The EBLM project XVI. Spin-orbit alignment of the low mass eclipsing binary EBLM J0021-16
Becca Spejcher, David V. Martin, Jake Pandina, Andy Zhang, Max Ammons, Wata Thubthong, Amaury Triaud, Ritika Sethi, Noah Vowell, Adrian Barker, Pierre Maxted, Alison Duck, Shelby Summers, François Bouchy, Monika Lendl, Maxime Marmier, Malte Tewes, Stéphane Udry
公開日: 2025/9/25
Abstract
Thousands of tight ($<1$ AU) main sequence binaries have been discovered, but it is uncertain how they formed. There is likely too much angular momentum in a collapsing, fragmenting protostellar cloud to form such binaries in situ, suggesting some post processing. One probe of a binary's dynamical history is the angle between the stellar spin and orbital axes -- its obliquity.
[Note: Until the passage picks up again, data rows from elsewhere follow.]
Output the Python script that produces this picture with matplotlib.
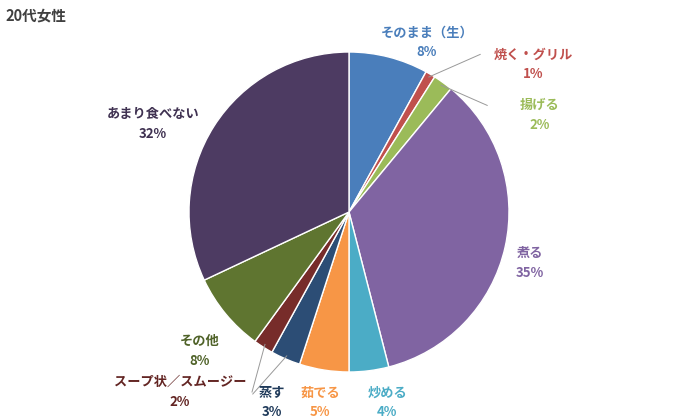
import matplotlib
matplotlib.use("Agg")
import matplotlib.pyplot as plt
import numpy as np

plt.rcParams['font.family'] = ['Noto Sans CJK JP', 'DejaVu Sans']

categories = ["そのまま（生）", "焼く・グリル", "揚げる", "煮る", "炒める", "茹でる", "蒸す", "スープ状／スムージー", "その他", "あまり食べない"]
values = [8, 1, 2, 35, 4, 5, 3, 2, 8, 32]
colors = ["#4a7ebb", "#c0504d", "#9bbb59", "#8064a2", "#4bacc6", "#f79646",
          "#2c4d75", "#772c2a", "#5f7530", "#4d3b62"]
text_colors = ["#4a7ebb", "#c0504d", "#9bbb59", "#8064a2", "#4bacc6", "#f79646",
               "#1f3a5a", "#632523", "#4f6228", "#3f3151"]

# label pixel positions (layout)
label_px = [(427, 42), (533, 64), (540, 115), (530, 263), (387, 402), (320, 402),
            (272, 402), (180, 392), (200, 351), (153, 124)]
leader = [False, True, True, False, False, False, True, True, False, False]

fig = plt.figure(figsize=(7, 4.2), dpi=100)
cx, cy, R = 349, 212, 160
ax = fig.add_axes([(cx - R) / 700, (420 - cy - R) / 420, 2 * R / 700, 2 * R / 420])
wedges, _ = ax.pie(values, colors=colors, startangle=90, counterclock=False,
                   wedgeprops=dict(edgecolor="white", linewidth=1))
ax.set_xlim(-1, 1); ax.set_ylim(-1, 1); ax.set_aspect('equal')
ax.set_clip_on(False)

for w, cat, v, (px, py), ld, tc in zip(wedges, categories, values, label_px, leader, text_colors):
    x, y = (px - cx) / R, (cy - py) / R
    ax.text(x, y, f"{cat}\n{v}%", ha="center", va="center", fontsize=9.5,
            fontweight="bold", color=tc, linespacing=1.5, clip_on=False)
    if ld:
        a = np.deg2rad((w.theta1 + w.theta2) / 2)
        ex, ey = np.cos(a), np.sin(a)
        tx = x - 0.33 if x > 0 else x + 0.45
        ty = y + 0.06 if y > 0 else y
        if cat == "蒸す":
            tx, ty = x - 0.12, y + 0.05
        ax.plot([ex * 0.98, tx], [ey * 0.98, ty], color="#999999", lw=0.7, clip_on=False)

fig.text(5 / 700, 1 - 15 / 420, "20代女性", fontsize=10.5, fontweight="bold",
         color="#404040", va="center", ha="left")
fig.savefig("out.png", dpi=100)
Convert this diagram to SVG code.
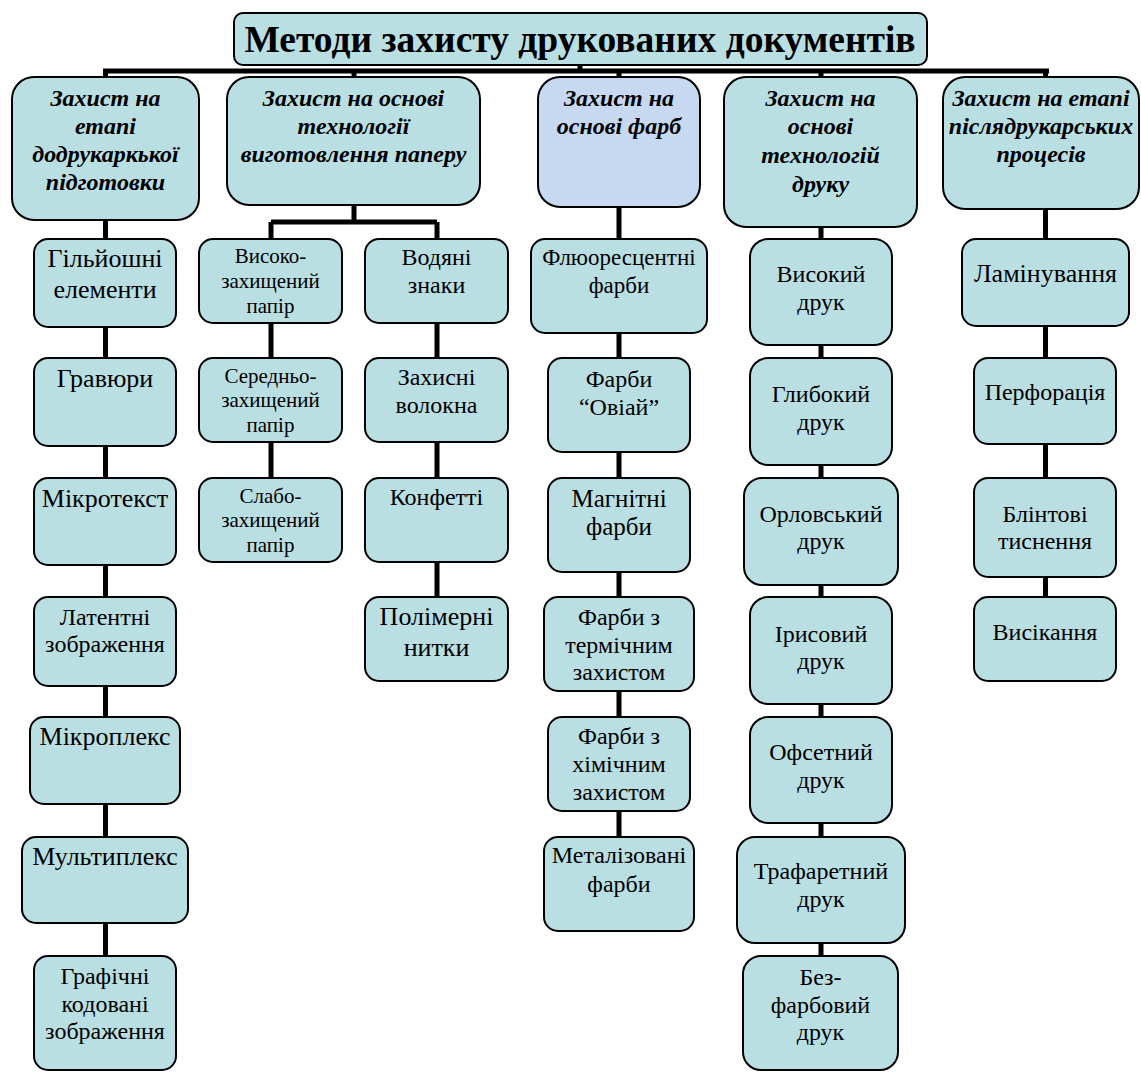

The classical method for determining stellar obliquity is the Rossiter-McLaughlin effect. It has been applied to over 100 hot Jupiters, but to less than a dozen stellar binaries. In this paper, we present the Rossiter-McLaughlin measurement of EBLM J0021-16, a $0.19M_\odot$ M-dwarf eclipsing a $1.05M_\odot$ G-dwarf on a 5.97 day, almost-circular orbit. We combine CORALIE spectroscopy with TESS photometry of primary and secondary eclipses and star spot modulation. We show that the orbital axis is well-aligned with the primary star's spin axis, with a true 3D obliquity of $\psi=4.01\pm0.54^{\circ}$. EBLM J0021-16 becomes one of only a handful of eclipsing binaries where a true obliquity has been measured. Finally, we derive the M-dwarf's mass and radius to a fractional precision better than 1\%. The radius of the M dwarf is inflated by 6\% ($7.4\sigma$) with respect to stellar models, consistent with many other M-dwarfs in the literature.